Eliza Comes to Stay (also known as Elisa Comes to Stay ) is a 1936 British comedy film directed by Henry Edwards and starring Betty Balfour, Seymour Hicks and Oscar Asche. It was written by H. Fowler Mear adapted from the play by Henry V. Esmond, and made at the Riverside Studios in Hammersmith.

==Plot==
Sandy Verrall, bachelor, becomes the guardian of Eliza Vandan, the daughter of a man who had saved his life. To provide a mother-figure for her, he proposes to actress Vera Laurance. Having believed Eliza to be a young child, he soon discovers she is actually a young woman. When Vera leaves Sandy, Eliza becomes his wife.

==Cast==
- Betty Balfour as Eliza Vandan
- Seymour Hicks as Sandy Verrall
- Oscar Asche as Herbert, the butler
- Ellis Jeffreys as Lady Elizabeth
- Nelson Keys as Sir Gregory
- A.R. Whatmore as Monty Jordan
- Vera Bogetti as Vera Laurence
- Ben Webster
- Donald Burr
- Agnes Imlay
- Diana Ward
- Bill Worth

== Reception ==
The Monthly Film Bulletin wrote: "Had the story been supported in the film by a more versatile Eliza than Betty Balfour it would have seemed credible; but it remains a stage farce. In one of his last roles the late Oscar Asche is a superb butler. All the minor parts are played with distinction, and in spite of a tame ending, there remains the feeling of a light-hearted hour well spent. This is largely due to the infectious enthusiasm and polish of Seymour Hicks, as the bachelor. He makes the old-fashioned double-entendre live again."

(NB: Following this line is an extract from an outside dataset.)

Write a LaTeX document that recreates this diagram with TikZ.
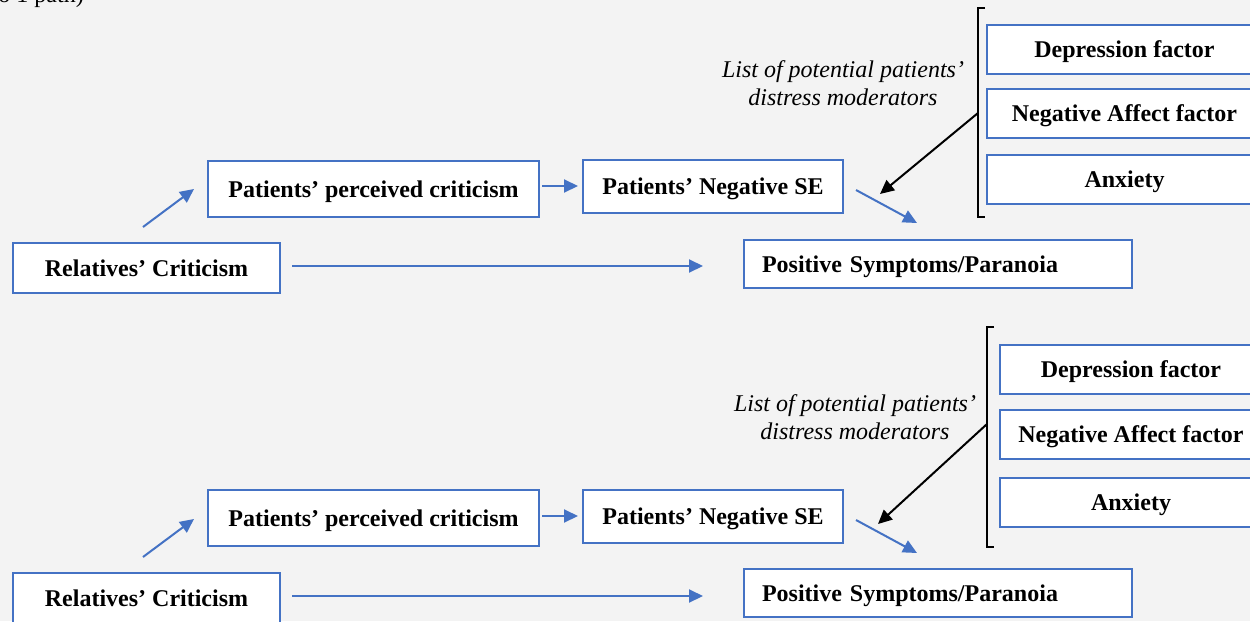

Kine Weekly wrote: "Old-fashioned, commonplace farcical comedy, too far behind the times in its humour, trite in its dialogue, and colourless in its interpretation to appeal to other than very unsophisticated audiences. The entertainment belongs to a bygone age and crumples at the misguided attempt at resuscitation."

The Daily Film Renter wrote: "Developed with overplus of dialogue, and stagy in presentation, this hardly affords cast much opportunity, sole entertainment deriving from main situation. ... Sir Seymour Hicks, in the character of Sandy, hardly achieves conviction, and relies too much on stage technique."